* start EXERCISE MATERIALS *

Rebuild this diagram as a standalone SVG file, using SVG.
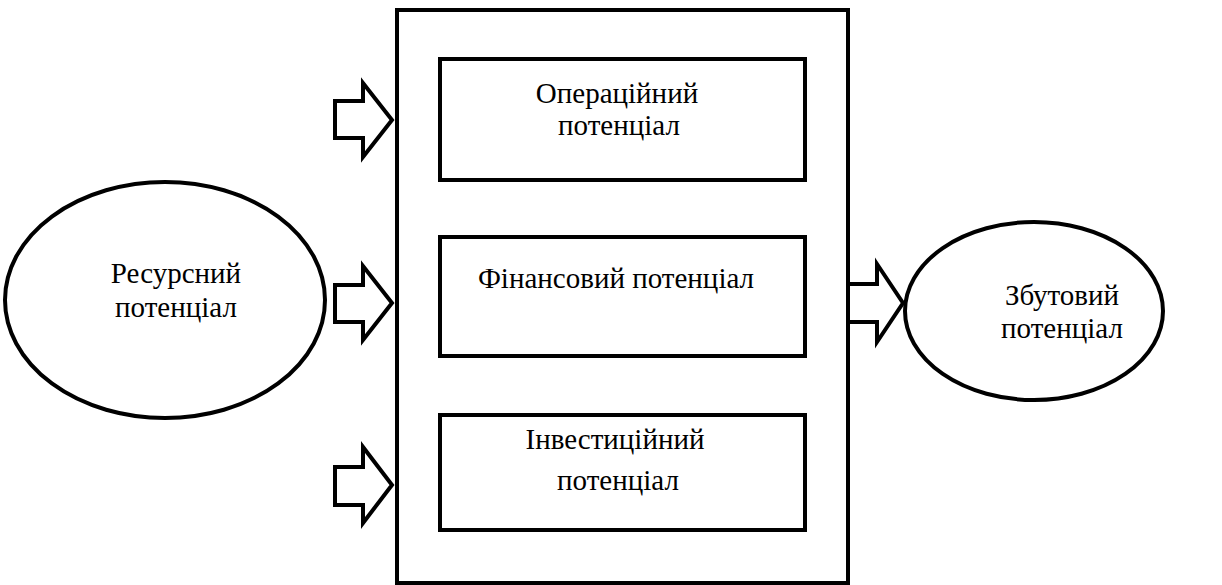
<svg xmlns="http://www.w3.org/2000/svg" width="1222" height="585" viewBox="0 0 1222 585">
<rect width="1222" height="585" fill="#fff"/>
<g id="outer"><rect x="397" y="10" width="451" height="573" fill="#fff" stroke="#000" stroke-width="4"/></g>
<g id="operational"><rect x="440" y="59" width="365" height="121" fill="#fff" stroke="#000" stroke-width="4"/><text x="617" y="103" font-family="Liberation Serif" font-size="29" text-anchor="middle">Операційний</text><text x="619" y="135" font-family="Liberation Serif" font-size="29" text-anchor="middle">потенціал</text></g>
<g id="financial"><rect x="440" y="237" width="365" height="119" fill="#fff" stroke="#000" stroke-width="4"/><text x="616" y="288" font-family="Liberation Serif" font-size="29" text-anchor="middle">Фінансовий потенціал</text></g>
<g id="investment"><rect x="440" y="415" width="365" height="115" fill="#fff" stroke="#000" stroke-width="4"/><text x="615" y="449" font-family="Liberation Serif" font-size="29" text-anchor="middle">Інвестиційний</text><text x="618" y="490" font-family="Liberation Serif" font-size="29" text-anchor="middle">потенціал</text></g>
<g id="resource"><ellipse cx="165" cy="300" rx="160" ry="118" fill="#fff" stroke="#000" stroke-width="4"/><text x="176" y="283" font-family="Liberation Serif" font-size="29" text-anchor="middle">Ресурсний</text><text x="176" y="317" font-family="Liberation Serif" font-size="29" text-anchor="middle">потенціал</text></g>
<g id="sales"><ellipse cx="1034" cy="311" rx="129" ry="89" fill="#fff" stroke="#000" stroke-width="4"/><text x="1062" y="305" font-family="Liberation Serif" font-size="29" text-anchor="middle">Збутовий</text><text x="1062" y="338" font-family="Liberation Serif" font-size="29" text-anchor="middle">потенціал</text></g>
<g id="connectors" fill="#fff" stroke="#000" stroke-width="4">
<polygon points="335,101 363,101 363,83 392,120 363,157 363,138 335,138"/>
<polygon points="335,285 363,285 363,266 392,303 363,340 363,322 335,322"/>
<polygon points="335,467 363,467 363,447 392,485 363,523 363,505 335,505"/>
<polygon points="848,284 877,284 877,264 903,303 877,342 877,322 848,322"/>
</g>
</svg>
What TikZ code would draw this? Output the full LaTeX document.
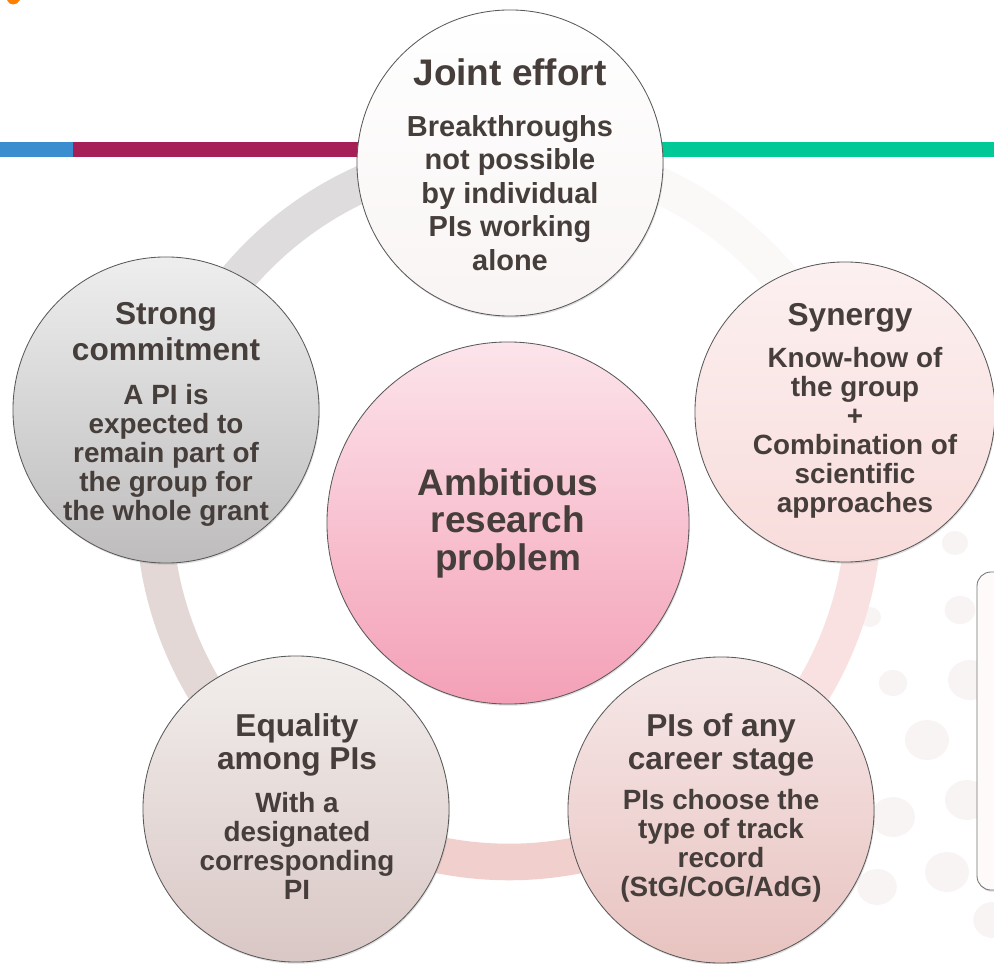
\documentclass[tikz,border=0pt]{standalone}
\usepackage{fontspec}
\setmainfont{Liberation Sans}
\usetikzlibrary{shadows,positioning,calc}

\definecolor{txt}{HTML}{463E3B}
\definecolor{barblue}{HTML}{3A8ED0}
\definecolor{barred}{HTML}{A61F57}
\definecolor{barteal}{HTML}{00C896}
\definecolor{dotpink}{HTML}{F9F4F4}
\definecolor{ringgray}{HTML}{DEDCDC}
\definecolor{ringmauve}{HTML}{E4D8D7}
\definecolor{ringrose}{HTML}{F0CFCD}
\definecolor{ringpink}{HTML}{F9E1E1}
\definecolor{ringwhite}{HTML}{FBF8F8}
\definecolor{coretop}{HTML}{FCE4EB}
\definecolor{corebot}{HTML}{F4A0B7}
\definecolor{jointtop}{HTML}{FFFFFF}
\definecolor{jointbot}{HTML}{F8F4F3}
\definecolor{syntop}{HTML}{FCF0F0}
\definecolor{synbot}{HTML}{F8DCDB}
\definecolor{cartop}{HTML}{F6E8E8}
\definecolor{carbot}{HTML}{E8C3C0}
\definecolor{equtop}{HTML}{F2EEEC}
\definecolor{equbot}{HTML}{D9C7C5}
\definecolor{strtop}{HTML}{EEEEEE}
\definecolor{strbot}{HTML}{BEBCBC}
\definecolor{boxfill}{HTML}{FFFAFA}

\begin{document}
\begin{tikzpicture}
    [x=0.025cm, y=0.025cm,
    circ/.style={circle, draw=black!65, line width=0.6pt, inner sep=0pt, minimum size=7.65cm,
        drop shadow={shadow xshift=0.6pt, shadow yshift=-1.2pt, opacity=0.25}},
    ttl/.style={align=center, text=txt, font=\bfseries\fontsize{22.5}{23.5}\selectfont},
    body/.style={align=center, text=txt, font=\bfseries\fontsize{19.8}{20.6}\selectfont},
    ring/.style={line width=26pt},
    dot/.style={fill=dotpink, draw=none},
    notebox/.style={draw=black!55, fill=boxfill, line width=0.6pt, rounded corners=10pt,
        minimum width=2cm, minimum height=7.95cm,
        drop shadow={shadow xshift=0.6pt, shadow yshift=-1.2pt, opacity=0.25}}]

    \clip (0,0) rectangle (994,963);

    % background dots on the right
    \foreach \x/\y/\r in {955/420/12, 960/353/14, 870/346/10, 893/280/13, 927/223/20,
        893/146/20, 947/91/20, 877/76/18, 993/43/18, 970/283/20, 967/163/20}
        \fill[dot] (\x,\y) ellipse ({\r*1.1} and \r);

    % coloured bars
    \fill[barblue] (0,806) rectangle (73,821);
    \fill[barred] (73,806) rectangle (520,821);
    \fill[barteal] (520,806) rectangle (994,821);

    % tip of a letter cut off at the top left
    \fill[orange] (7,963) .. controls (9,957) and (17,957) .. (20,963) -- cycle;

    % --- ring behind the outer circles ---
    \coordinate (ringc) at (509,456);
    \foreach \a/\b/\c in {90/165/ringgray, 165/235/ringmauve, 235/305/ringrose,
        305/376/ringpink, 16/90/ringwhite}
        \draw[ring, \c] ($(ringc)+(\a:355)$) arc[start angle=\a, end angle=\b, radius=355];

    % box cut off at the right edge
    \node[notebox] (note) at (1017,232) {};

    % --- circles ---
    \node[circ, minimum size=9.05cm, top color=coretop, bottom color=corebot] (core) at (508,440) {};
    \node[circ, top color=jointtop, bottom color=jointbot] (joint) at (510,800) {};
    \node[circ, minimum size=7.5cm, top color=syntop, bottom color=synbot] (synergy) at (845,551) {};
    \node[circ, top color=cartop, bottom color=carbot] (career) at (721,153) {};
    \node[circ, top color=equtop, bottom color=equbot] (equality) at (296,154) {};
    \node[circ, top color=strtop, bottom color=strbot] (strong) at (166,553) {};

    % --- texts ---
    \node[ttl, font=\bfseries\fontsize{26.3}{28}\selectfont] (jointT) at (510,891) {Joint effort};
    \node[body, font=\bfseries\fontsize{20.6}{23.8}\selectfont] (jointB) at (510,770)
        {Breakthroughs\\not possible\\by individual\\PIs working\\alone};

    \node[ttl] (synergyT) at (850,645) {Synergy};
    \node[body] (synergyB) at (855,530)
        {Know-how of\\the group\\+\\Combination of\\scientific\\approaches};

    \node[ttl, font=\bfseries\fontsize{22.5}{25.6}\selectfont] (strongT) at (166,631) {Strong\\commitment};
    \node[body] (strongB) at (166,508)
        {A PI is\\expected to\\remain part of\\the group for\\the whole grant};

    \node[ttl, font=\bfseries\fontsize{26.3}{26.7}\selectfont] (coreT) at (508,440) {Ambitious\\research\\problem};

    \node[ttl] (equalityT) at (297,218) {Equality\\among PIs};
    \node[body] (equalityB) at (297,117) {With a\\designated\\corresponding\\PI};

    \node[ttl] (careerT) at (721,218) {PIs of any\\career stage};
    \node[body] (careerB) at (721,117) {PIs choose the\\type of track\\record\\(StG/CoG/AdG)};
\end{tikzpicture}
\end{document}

* end EXERCISE MATERIALS *

WRITTEN INSTRUCTION:
Say, as a bare number, how many lines in the entries above include the string "draw".

ANSWER TO THIS PROBLEM:
5